Nono’s experiences of the war, of the Nazi occupation and the Resistance were fundamental to his general development, while musically his meeting with Maderna was critical; from 1946 onwards they forged a long-lasting association. A small community of musicians grew up around them in Venice who, through the examination of the contrapuntal, harmonic and formal foundations of European art music, aimed to develop a new musical language.
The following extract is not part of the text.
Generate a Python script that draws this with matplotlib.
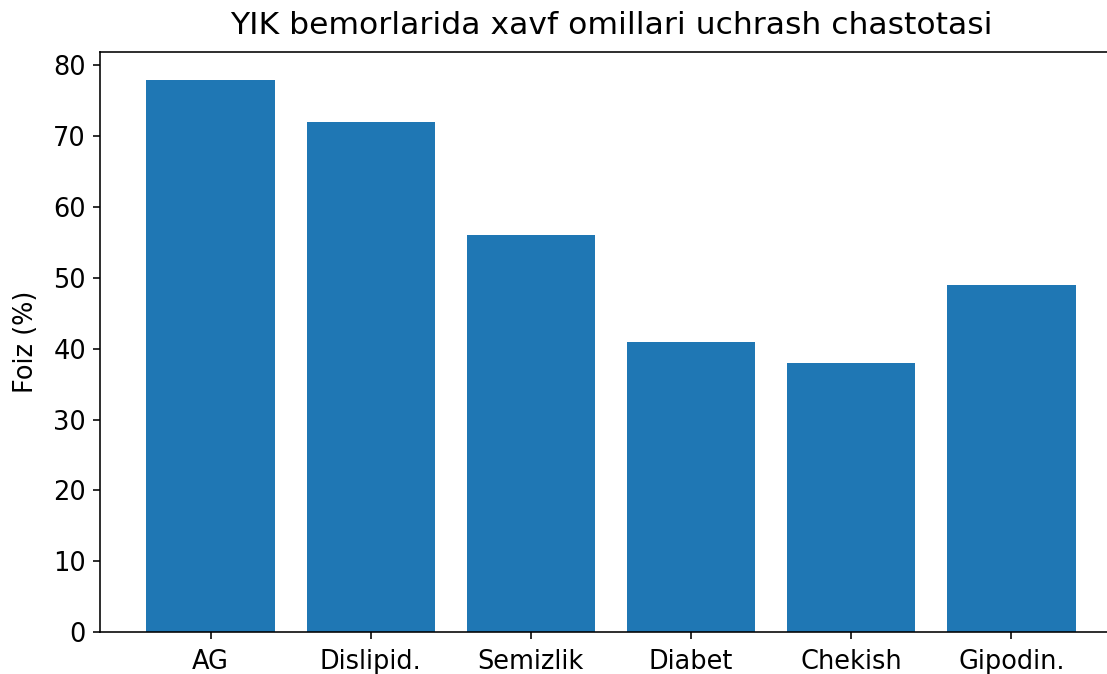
import matplotlib
matplotlib.use("Agg")
import matplotlib.pyplot as plt

categories = ["AG", "Dislipid.", "Semizlik", "Diabet", "Chekish", "Gipodin."]
values = [78, 72, 56, 41, 38, 49]

dpi = 144
fig = plt.figure(figsize=(1107 / dpi, 674 / dpi), dpi=dpi)
W, H = 1107, 674
left_px, right_px, top_px, bottom_px = 100, 1122, 52, 632
ax = fig.add_axes([left_px / W, (H - bottom_px) / H,
                   (right_px - left_px) / W, (bottom_px - top_px) / H])
ax.bar(categories, values, color="#1f77b4", width=0.8)
ax.tick_params(axis="x", labelsize=12.8, pad=5)
ax.tick_params(axis="y", labelsize=12.8)
ax.set_ylabel("Foiz (%)", fontsize=12.8, labelpad=7)
ax.set_title("YIK bemorlarida xavf omillari uchrash chastotasi", fontsize=15.7, pad=9)
fig.savefig("out.png", dpi=dpi)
In 1948 Nono and Maderna took part in Scherchen’s conducting course in Venice, following which they worked together for the publishers Ars Viva. For several years Scherchen became their mentor. On Scherchen’s recommendation he was accepted as a student on the 1950 Darmstadt summer course, at which the first performance of his Variazioni canoniche sulla serie dell’op.41 di Schönberg provoked contrasting reactions. In Darmstadt he attended classes given by Varèse, whose influence became progressively more apparent in his work.
He came into contact there with members of the Schoenberg school, in particular the violinist Rudolf Kolisch, with whom he collaborated on the composition of his Varianti; in 1955 he married Schoenberg’s daughter, Nuria. The Darmstadt summer courses confirmed Nono’s leading position and, together with Boulez and Stockhausen, he became a key figure in the European avant garde.
Nono’s intense involvement in the social issues of his time gave rise to a style in which sound and text are inextricably linked; in which the work takes a firm hold in the ‘real’ world, as a kind of a historical record. Increasingly, Nono used texts with political references (he had in 1952 become a member of the Italian Communist party), culminating in the stage piece Intolleranza 1960 which, at its first performance in Venice (1961), provoked protest and uproar. It represented a turning-point, not only because for the first time it made concrete Nono’s ideas for a new form of music theatre which he had been developing in the 1950s, but also because it revealed the extent of the political conflict in which the composer felt himself involved: racial intolerance, fascist violence, exploitation of the working classes, and the struggle for freedom and independence in developing countries.